E isto é assim porque, como dizia Jeremy Bentham, “do poder de perdoar sem limites surge a impunidade da delinqüência em todas as suas formas, da impunidade da delinqüência em todas as suas formas, a impunidade de todas as formas de maldade, da impunidade de todas as formas de maldade, a decomposição dos governos, da decomposição dos governos a decomposição política da sociedade”.
Por isso é tão importante a mobilização social, o associativismo, o cooperativismo e toda forma de organização social que permita fazer frente às políticas neoliberais e aos modelos de impunidade e de controle político e social.

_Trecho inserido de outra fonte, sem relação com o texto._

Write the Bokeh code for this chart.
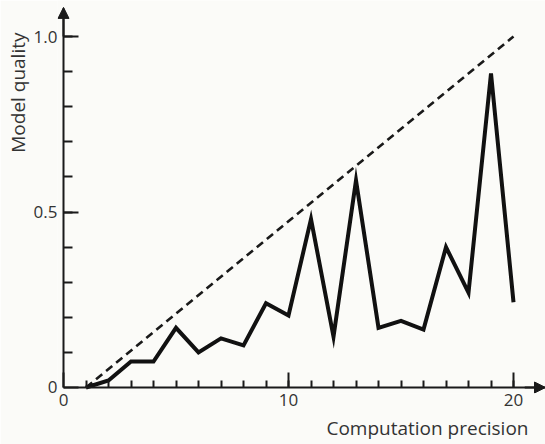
from bokeh.plotting import figure
from bokeh.models import FixedTicker, Arrow, NormalHead, Range1d, Title, LinearAxis
from bokeh.embed import file_html
from bokeh.resources import INLINE

# Data
precision = list(range(1, 21))
quality = [0.0, 0.02, 0.074, 0.074, 0.17, 0.10, 0.14, 0.12, 0.24, 0.205,
           0.48, 0.145, 0.59, 0.17, 0.19, 0.165, 0.40, 0.27, 0.895, 0.243]
ideal_x = [1, 20]
ideal_y = [0.0, 1.0]
x_ticks = [0, 10, 20]
x_minor = list(range(1, 21))
y_ticks = [0, 0.5, 1.0]
y_labels = {0: "0", 0.5: "0.5", 1: "1.0"}
y_minor = [i / 10 for i in range(1, 11)]

FONT = "Open Sans"
INK = "#1a1a1a"
TXT = "#333333"
BG = "#fbfbf8"

X_END = 21.422
Y_END = 1.1026

p = figure(width=545, height=444, output_backend="svg", toolbar_location=None,
           x_range=Range1d(-0.2667, X_END), y_range=Range1d(-0.0171, Y_END),
           min_border_left=57, min_border_right=0, min_border_top=0,
           min_border_bottom=51)
p.background_fill_color = BG
p.border_fill_color = BG
p.outline_line_color = None
p.grid.visible = False

# primary axes: tick labels only
p.xaxis.ticker = FixedTicker(ticks=x_ticks)
p.yaxis.ticker = FixedTicker(ticks=y_ticks)
p.yaxis.major_label_overrides = y_labels
for ax in (p.xaxis, p.yaxis):
    ax.axis_line_color = None
    ax.major_tick_line_color = None
    ax.minor_tick_line_color = None
    ax.major_tick_out = 0
    ax.minor_tick_out = 0
    ax.major_tick_in = 0
    ax.minor_tick_in = 0
    ax.major_label_text_font = FONT
    ax.major_label_text_font_size = "17px"
    ax.major_label_text_color = TXT
    ax.major_label_standoff = 0

# axis lines with inward ticks, placed at the data origin
x_line = LinearAxis(fixed_location=0, bounds=(0, X_END),
                    ticker=FixedTicker(ticks=x_ticks, minor_ticks=x_minor))
y_line = LinearAxis(fixed_location=0, bounds=(0, 1.08),
                    ticker=FixedTicker(ticks=y_ticks, minor_ticks=y_minor))
for ax in (x_line, y_line):
    ax.axis_line_color = INK
    ax.axis_line_width = 2
    ax.major_tick_line_color = INK
    ax.minor_tick_line_color = INK
    ax.major_tick_line_width = 2
    ax.minor_tick_line_width = 2
    ax.major_tick_out = 0
    ax.minor_tick_out = 0
    ax.major_label_text_alpha = 0
    ax.major_label_text_font_size = "10px"
x_line.major_tick_in = 15
x_line.minor_tick_in = 7
y_line.major_tick_in = 15
y_line.minor_tick_in = 9
p.add_layout(x_line, "below")
p.add_layout(y_line, "left")

# arrows at axis ends
p.add_layout(Arrow(x_start=0, y_start=1.0, x_end=0, y_end=1.083,
                   line_color=INK, line_width=2,
                   end=NormalHead(size=11, fill_color=INK, line_color=INK)))
p.add_layout(Arrow(x_start=20.5, y_start=0, x_end=X_END, y_end=0,
                   line_color=INK, line_width=2,
                   end=NormalHead(size=11, fill_color=INK, line_color=INK)))

# ideal dashed line
p.line(ideal_x, ideal_y, line_color=INK, line_width=2.6, line_dash="8 5")
# model quality line
p.line(precision, quality, line_color="#111111", line_width=4, line_join="miter")

# axis titles
p.add_layout(Title(text="Computation precision", align="right", offset=17,
                   standoff=8, text_font=FONT, text_font_size="19px",
                   text_font_style="normal", text_color=TXT), "below")
p.add_layout(Title(text="Model quality", align="right", offset=32,
                   standoff=0, text_font=FONT, text_font_size="19px",
                   text_font_style="normal", text_color=TXT), "left")

open("out.html", "w").write(file_html(p, INLINE))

Creio que ainda não têm conseguido impor um modelo definitivo. Contudo, existem milhões de seres humanos livres que desejam impedir que estes modelos de impunidade sejam universalizados. Ainda não humilharam a memória da humanidade de forma definitiva. Por isso é um grave erro admitir a limitação do direito à justiça, do direito à verdade, assim como de todo atentado sistemático contra as liberdades e os direitos humanos.
Restaurar os direitos civis e políticos e os derivados dos econômicos e sociais significa devolvê-los a liberdade aos nossos filhos e netos.
O contrário é aceitar os princípios maquiavélicos de que o fim justifica os meios e o princípio mais bem trabalhado de estado de exceção mundial, pelo qual o mundo político e social perde toda a conexão com o sistema de liberdades civis e de direitos humanos.